Temer assinou a extradição no dia 14 de dezembro. Só que, tal como havia ocorrido na França 14 anos antes, Battisti já havia voltado para o submundo. Agentes da Polícia Federal realizaram buscas em Cananeia e até mesmo na casa de um ex-deputado do PT. Foram mais de 30 diligências em busca do italiano. Todas sem sucesso.
No final, Battisti foi localizado em Santa Cruz de la Sierra, na Bolívia. O governo do esquerdista Evo Morales não quis se envolver com o italiano. Os bolivianos negaram um pedido de asilo e determinaram que ele fosse expulso e entregue às autoridades do país europeu. A decisão pegou de surpresa vários apoiadores brasileiros de Battisti que torciam para que Morales acolhesse Battisti.
O envio de Battisti também acabou ocorrendo sem qualquer participação do governo Bolsonaro. No domingo, o ministro do Gabinete de Segurança Institucional (GSI), general Augusto Heleno, chegou a afirmar que um avião da Polícia Federal havia sido enviado à Bolívia para buscar Battisti e trazê-lo ao Brasil, onde seria posteriormente entregue aos italianos. Mas Roma não quis arriscar: enviou um jato capaz de viajar da Bolívia à Itália sem passar pelo Brasil.

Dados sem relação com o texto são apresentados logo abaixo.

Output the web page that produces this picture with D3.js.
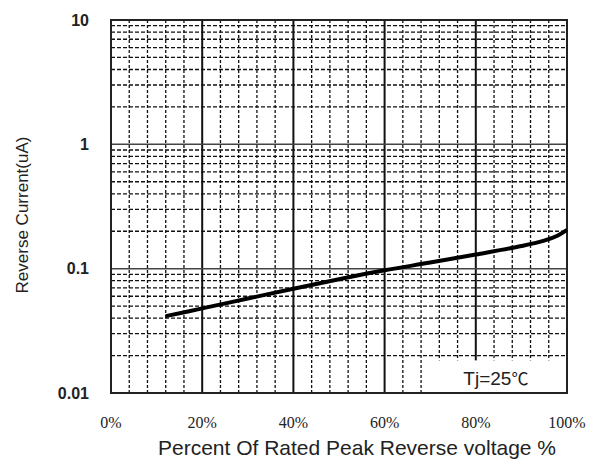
<!DOCTYPE html>
<html lang="en">
<head>
  <meta charset="UTF-8">
  <title>Reverse Current vs Percent Of Rated Peak Reverse Voltage</title>
  <style>
    body { margin: 0; background: #fff; }
    .ytick { font-family: "Liberation Sans", Arial, sans-serif; font-size: 16px; font-weight: bold; fill: #222; }
    .xtick { font-family: "Liberation Serif", "Times New Roman", serif; font-size: 16px; fill: #222; }
    .title { font-family: "Liberation Sans", Arial, sans-serif; font-size: 21px; fill: #222; }
  </style>
</head>
<body>
  <div id="chart"></div>
  <script src="https://d3js.org/d3.v7.min.js"></script>
  <script>
    // Data
    const percent = [12, 20, 30, 40, 50, 60, 70, 80, 90, 95, 98, 100];
    const current = [0.0415, 0.0479, 0.0575, 0.0690, 0.0822, 0.097, 0.112, 0.130, 0.152, 0.168, 0.185, 0.205];
    const xTicks = [0, 20, 40, 60, 80, 100];
    const yTicks = [0.01, 0.1, 1, 10];
    const yTickLabels = ["0.01", "0.1", "1", "10"];

    const width = 596, height = 462;
    const margin = { top: 20, right: 29, bottom: 69, left: 111 };
    const x0 = margin.left, x1 = width - margin.right;
    const y0 = height - margin.bottom, y1 = margin.top;

    const svg = d3.select("#chart").append("svg")
      .attr("width", width).attr("height", height);

    const x = d3.scaleLinear().domain([0, 100]).range([x0, x1]);
    const y = d3.scaleLog().domain([0.01, 10]).range([y0, y1]);

    const grid = svg.append("g");

    // minor vertical grid every 4%
    const xMinor = d3.range(0, 101, 4).filter(v => v % 20 !== 0);
    grid.selectAll(".vminor").data(xMinor).enter().append("line")
      .attr("x1", d => x(d)).attr("x2", d => x(d))
      .attr("y1", y0).attr("y2", y1)
      .attr("stroke", "#111").attr("stroke-width", 1.3)
      .attr("stroke-dasharray", "3,2");

    // minor horizontal grid 2..9 per decade
    const yMinor = [];
    [0.01, 0.1, 1].forEach(d => { for (let k = 2; k <= 9; k++) yMinor.push(d * k); });
    grid.selectAll(".hminor").data(yMinor).enter().append("line")
      .attr("x1", x0).attr("x2", x1)
      .attr("y1", d => y(d)).attr("y2", d => y(d))
      .attr("stroke", "#111").attr("stroke-width", 1.3)
      .attr("stroke-dasharray", "4,2");

    // major vertical grid
    grid.selectAll(".vmajor").data(xTicks).enter().append("line")
      .attr("x1", d => x(d)).attr("x2", d => x(d))
      .attr("y1", y0).attr("y2", y1)
      .attr("stroke", "#111").attr("stroke-width", 2);

    // major horizontal grid
    grid.selectAll(".hmajor").data(yTicks).enter().append("line")
      .attr("x1", x0).attr("x2", x1)
      .attr("y1", d => y(d)).attr("y2", d => y(d))
      .attr("stroke", "#444").attr("stroke-width", 1.5);

    // legend box (covers grid)
    svg.append("rect")
      .attr("x", x(71.3)).attr("y", y(0.0183))
      .attr("width", x(100) - x(71.3)).attr("height", y(0.01) - y(0.0183))
      .attr("fill", "#fff");
    const leg = svg.append("text")
      .attr("x", x(84.4)).attr("y", y(0.0115))
      .attr("text-anchor", "middle")
      .attr("class", "title")
      .style("font-size", "19px");
    leg.append("tspan").text("Tj=25");
    leg.append("tspan").style("font-family", "'Noto Sans CJK SC', sans-serif").style("font-size", "17px").text("\u2103");

    // frame
    svg.append("rect")
      .attr("x", x0).attr("y", y1)
      .attr("width", x1 - x0).attr("height", y0 - y1)
      .attr("fill", "none").attr("stroke", "#222").attr("stroke-width", 2);

    // curve
    const pts = percent.map((p, i) => [p, current[i]]);
    svg.append("path")
      .datum(pts)
      .attr("fill", "none").attr("stroke", "#000").attr("stroke-width", 4)
      .attr("d", d3.line().x(d => x(d[0])).y(d => y(d[1])).curve(d3.curveCatmullRom));

    // tick labels
    svg.selectAll(".ytick").data(yTicks).enter().append("text")
      .attr("class", "ytick")
      .attr("x", 89).attr("y", d => y(d))
      .attr("dy", "0.35em").attr("text-anchor", "end")
      .text((d, i) => yTickLabels[i]);

    svg.selectAll(".xtick").data(xTicks).enter().append("text")
      .attr("class", "xtick")
      .attr("x", d => x(d)).attr("y", 428)
      .attr("text-anchor", "middle")
      .text(d => d + "%");

    // axis titles
    svg.append("text").attr("class", "title")
      .attr("x", 357).attr("y", 455)
      .attr("text-anchor", "middle")
      .text("Percent Of Rated Peak Reverse voltage %");

    svg.append("text").attr("class", "title")
      .attr("transform", "translate(28,215) rotate(-90)")
      .attr("text-anchor", "middle")
      .style("font-size", "17px")
      .text("Reverse Current(uA)");
  </script>
</body>
</html>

Após Battisti embarcar, o ministro da Justiça italiano, Alfonso Bonafede, disse ao jornal Corriere della Sera que a Itália preferiu evitar uma escala no Brasil para driblar o cumprimento de uma determinação do STF, que só autoriza a extradição de foragidos se o país onde ele cumprirá pena aceitar limitar o tempo de prisão a no máximo 30 anos, conforme prevê a legislação brasileira. "Não passando pelo Brasil, Battisti irá cumprir a sentença de prisão perpétua”, disse Bonafede. Ainda assim, o direitista vice-premiê Salvini telefonou nesta segunda-feira para Bolsonaro para agradecer o "empenho do Brasil em solucionar o caso Battisti”.